The AutoX750 is an extensometer that automatically attaches to the specimen without interference by the test operator. This is useful in labs with high throughput needs, as it eliminates the time-consuming need for manual manipulation by the operator and also provides more consistent placement on a large number of specimens. Consistent placement results in more repeatable modulus values.
Composite materials are often destined for use in the aerospace industry and therefore must be resilient to extreme temperature conditions. To simulate these conditions, ISO 527-4 tests can be performed inside a temperature chamber where LN2 or CO2 are used to either heat or cool the chamber to application-specific temperatures. Strain gauges or clip-on extensometers can be used up to a maximum temperature of 200°C. A non-contacting Advanced Video Extensometer (AVE2) can also be used, which has the advantage of being placed outside of the temperature chamber. The AVE2 does not physically touch the specimen and therefore does not need to be removed from the specimen before failure. This eliminates the need for the test operator to open and close the chamber door during testing.
Temperature chambers use forced air convection and resistive heating elements to achieve high temperatures and liquid nitrogen or carbon dioxide cooling to achieve low temperatures. The Instron range of 3119-600 series environmental chambers provides extensive temperature testing capabilities for evaluating material properties under non-ambient testing conditions. A full range of complementary grips, pullrods and extensometers is available.

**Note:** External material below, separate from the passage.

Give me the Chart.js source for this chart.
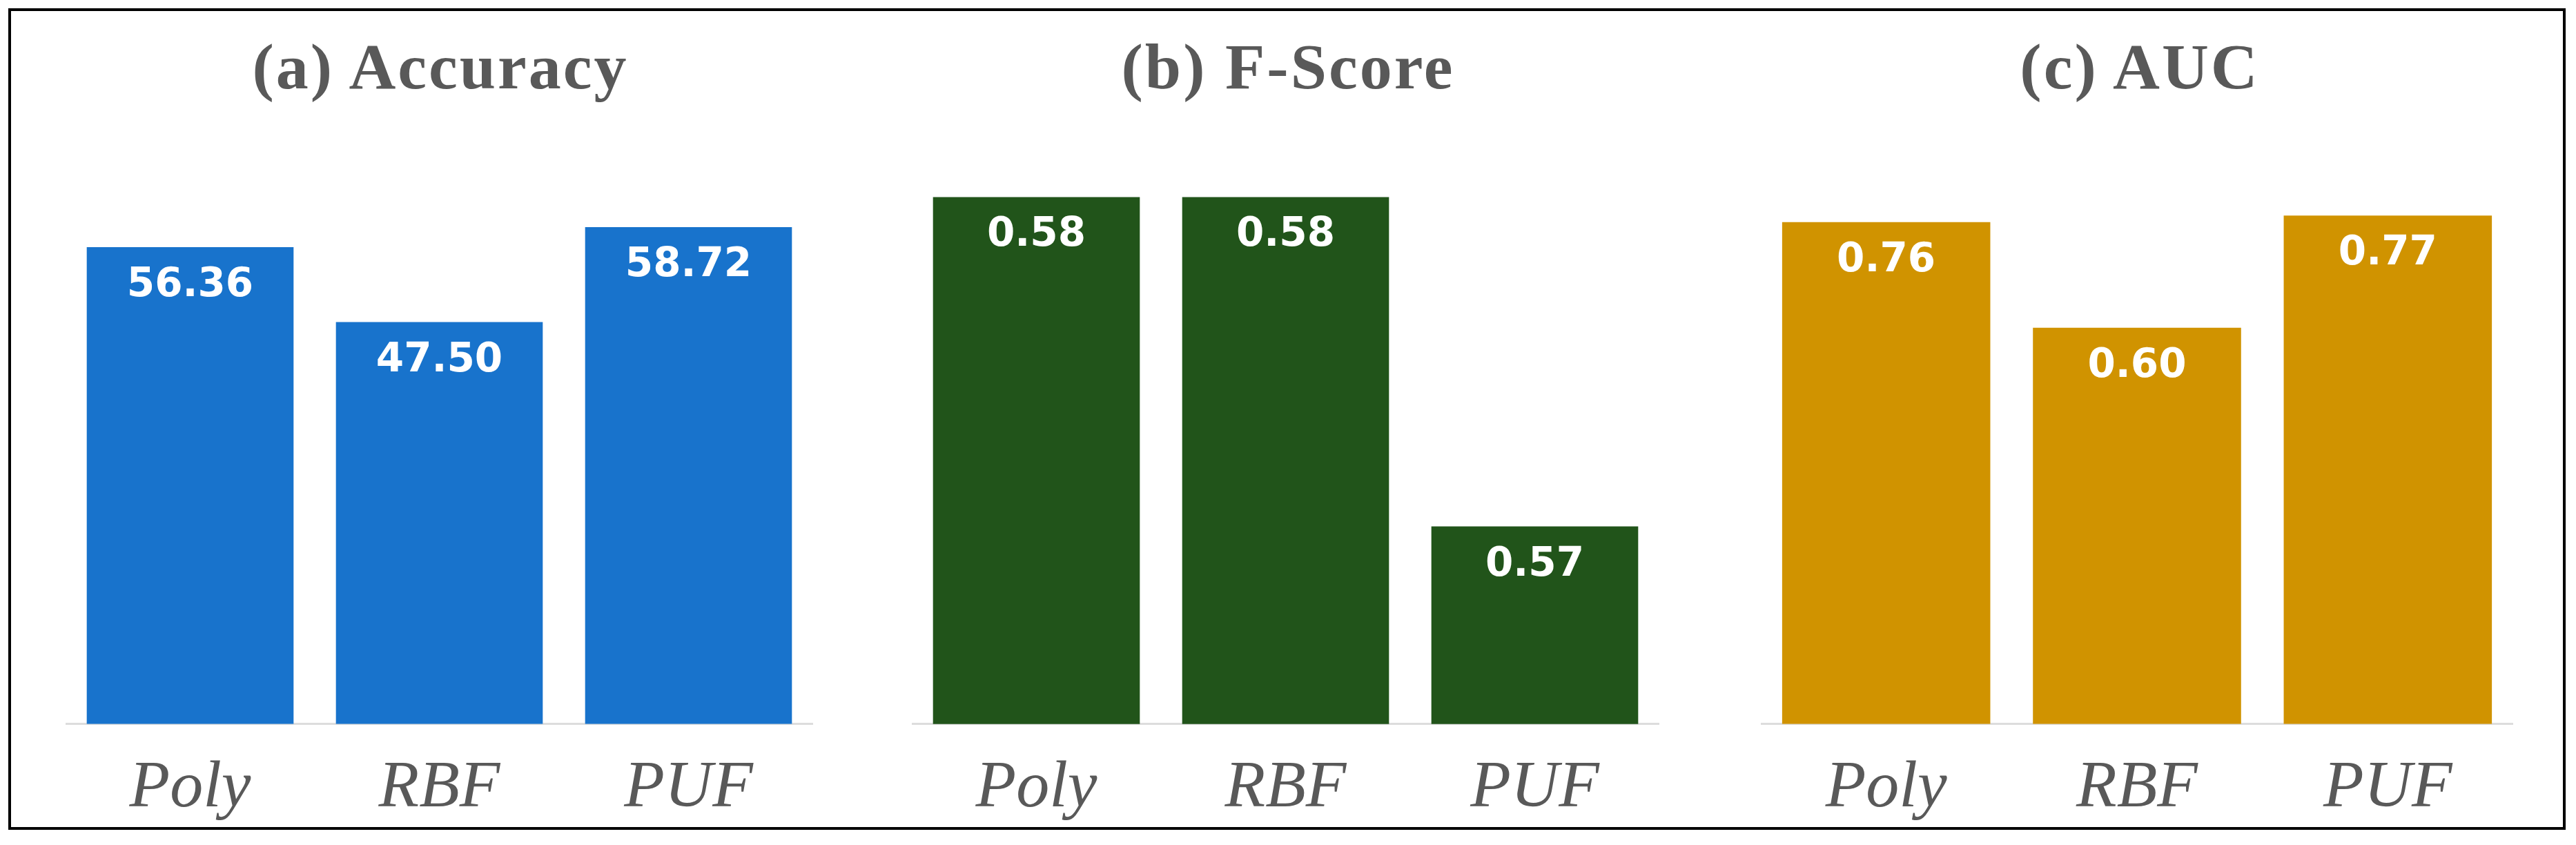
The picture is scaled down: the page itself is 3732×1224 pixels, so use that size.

ISO 527-4 tests are conducted at a constant crosshead speed. The prescribed test speed depends on the specimen type and the type of testing being performed. For example, tests being done for routine quality control can be run at faster speeds (5 and 10 mm/min) than those being used for qualification (2 mm/min).Calculations and Results
When presenting test results, it is important to ensure that the measurement terms are properly defined in order to ensure compliance with ISO 527-4 and facilitate data comparison between different laboratories.
Tensile Stress/Tensile Strength
Tensile stress is determined by dividing the force at a given point by the average specimen area. The tensile strength of a specimen is the maximum tensile stress achieved before failure.
Tensile Strain/Tensile Strain at Failure
Tensile strain is the engineering strain measured by the strain measuring device (strain gauge or extensometer). The tensile failure strain is the strain corresponding to the tensile strength.
Modulus is defined as the slope of the stress-strain response between 0.05% and 0.25% strain unless alternative values are given in the material specification. Because the modulus calculation starts at 0.05% strain, it is extremely important that appropriate pre-stresses are applied to the material to remove any slack or compressive forces induced from gripping the specimen. It shall not exceed 0.05% strain or 1% of the tensile strength of the material.
Poisson’s ratio is determined by taking the ratio of the change in transverse strain to the change in axial strain over the same axial strain range used to determine modulus (0.05% to 0.25%).